Selain adanya berita buruk nan tragis tentang penangkapan dua menteri karena korupsi. Kita pun dihadapkan pada berita yang bisa disebut kabar baik, yaitu kedatangan vaksin Sinovac dari China.
Menurut saya, itu kabar baik. Karena, ada harapan lebih besar, bahwa Indonesia akan dapat menghadapi penyebaran covid-19 yang kini semakin merajalela.
Secara pribadi, saya takut membaca statistik kasus covid-19 yang ternyata tidak menurun, malah menanjak tajam. Itulah mengapa, dengan kabar kedatangan vaksin ini saya berharap akan ada banyak orang yang terbebas dari covid-19.
Sebagai masyarakat biasa, dan cenderung antah-berantah, tentu saya berharap vaksin itu juga bisa menjangkau masyarakat kelas bawah hingga yang terpelosok.
Bukan karena faktor kepedulian sosial, tetapi karena mereka bisa saja merupakan orang-orang yang secara daya tahan tubuh lebih siap untuk mendapatkan vaksin. Karena, pemberian vaksin bukan kepada yang sedang sakit, melainkan kepada orang yang masih sehat.

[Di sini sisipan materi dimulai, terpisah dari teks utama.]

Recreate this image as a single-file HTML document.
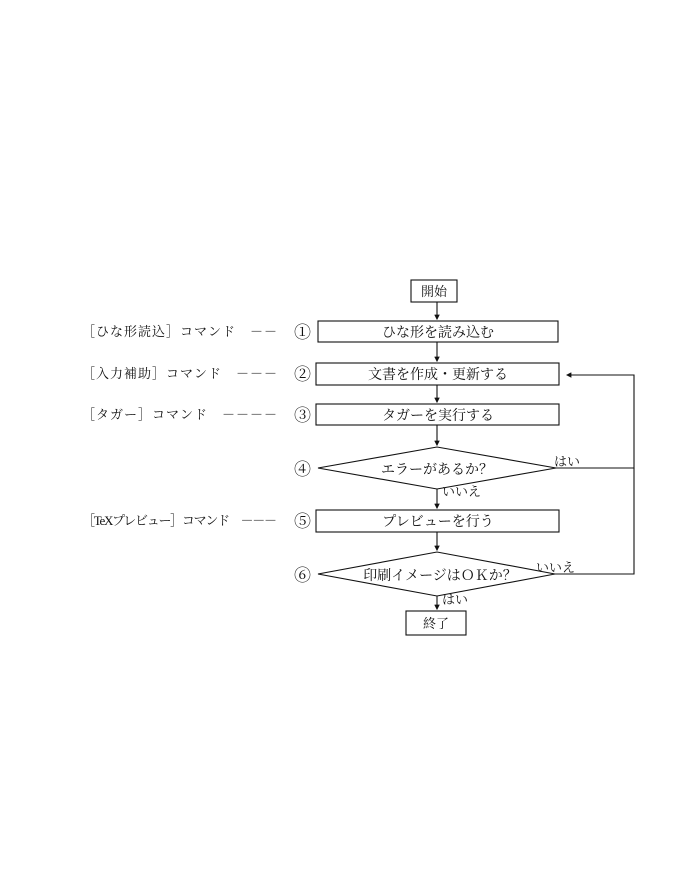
<!DOCTYPE html>
<html><head><meta charset="utf-8"><style>
html,body{margin:0;padding:0;background:#fff;}
svg{display:block;}
text{font-family:"Liberation Serif","Noto Serif CJK SC","Noto Sans CJK JP",serif;fill:#111;}
</style></head><body>
<svg width="680" height="880" viewBox="0 0 680 880" xmlns="http://www.w3.org/2000/svg">
<defs><marker id="a" markerWidth="5" markerHeight="5" refX="4" refY="2.5" orient="auto"><path d="M0,0 L5,2.5 L0,5 z" fill="#111"/></marker></defs>
<g stroke="#111" stroke-width="1.1" fill="none">
<rect x="411" y="280" width="46" height="22"/>
<rect x="318" y="321" width="240" height="21"/>
<rect x="316" y="363" width="243" height="22"/>
<rect x="316" y="404" width="243" height="21"/>
<polygon points="318,468 437,447 556,468 437,489"/>
<rect x="316" y="510" width="243" height="22"/>
<polygon points="318,574 437,552 555,574 437,596"/>
<rect x="406" y="611" width="60" height="24"/>
<line x1="437" y1="302" x2="437" y2="319" marker-end="url(#a)"/>
<line x1="437" y1="342" x2="437" y2="361" marker-end="url(#a)"/>
<line x1="437" y1="385" x2="437" y2="402" marker-end="url(#a)"/>
<line x1="437" y1="425" x2="437" y2="445" marker-end="url(#a)"/>
<line x1="437" y1="489" x2="437" y2="508" marker-end="url(#a)"/>
<line x1="437" y1="532" x2="437" y2="550" marker-end="url(#a)"/>
<line x1="437" y1="596" x2="437" y2="609" marker-end="url(#a)"/>
<polyline points="556,468 634,468 634,375 567,375" marker-end="url(#a)"/>
<polyline points="555,574 634,574 634,468"/>
</g>
<g font-size="14">
<text x="434" y="296" text-anchor="middle" font-size="13">開始</text>
<text x="438" y="337" text-anchor="middle">ひな形を読み込む</text>
<text x="438" y="379" text-anchor="middle">文書を作成・更新する</text>
<text x="438" y="420" text-anchor="middle">タガーを実行する</text>
<text x="437" y="474" text-anchor="middle">エラーがあるか？</text>
<text x="438" y="526" text-anchor="middle">プレビューを行う</text>
<text x="440" y="580" text-anchor="middle">印刷イメージはＯＫか？</text>
<text x="436" y="628" text-anchor="middle" font-size="13">終了</text>
<text x="554" y="466" font-size="13">はい</text>
<text x="442" y="496" font-size="13">いいえ</text>
<text x="536" y="572" font-size="13">いいえ</text>
<text x="442" y="604" font-size="13">はい</text>
<g font-size="17">
<text x="294" y="338">①</text>
<text x="294" y="380">②</text>
<text x="294" y="421">③</text>
<text x="294" y="475">④</text>
<text x="294" y="527">⑤</text>
<text x="294" y="581">⑥</text>
</g>
<text x="82" y="336" font-size="13" textLength="195">［ひな形読込］コマンド　－－</text>
<text x="82" y="378" font-size="13" textLength="195">［入力補助］コマンド　－－－</text>
<text x="82" y="419" font-size="13" textLength="195">［タガー］コマンド　－－－－</text>
<text x="82" y="525" font-size="13" textLength="195">［TeXプレビュー］コマンド　－－－</text>
</g>
</svg>
</body></html>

Bagi yang sakit, justru pemberiannya adalah obat, bukan vaksin. Jika sudah 100% sehat, baru mereka mendapatkan vaksin.
Itulah mengapa kemudian, saya juga berpikir tentang siapa-siapa yang sudah siap untuk mendapatkan vaksin. Artinya, saya tidak melihat berdasarkan statusnya, melainkan kesiapan tubuhnya.
Walaupun saya bukan ahli kesehatan, tetapi saya menerka-nerka bahwa orang-orang yang seharusnya diprioritaskan untuk mendapatkan vaksin terlebih dahulu adalah orang yang sehat secara imunitas tubuhnya.
Salah satunya yang menurut saya paling tepat adalah pesepak bola. Mereka adalah orang-orang yang sudah terbiasa menjaga stamina dan kesehatan, maka tubuh mereka sudah stabil dan lebih siap untuk mendapatkan vaksin.
Vaksin itu setahu saya bukan obat, melainkan penangkal. Artinya, vaksin adalah perisai, bukan pedang yang digunakan untuk menyerang penyakit.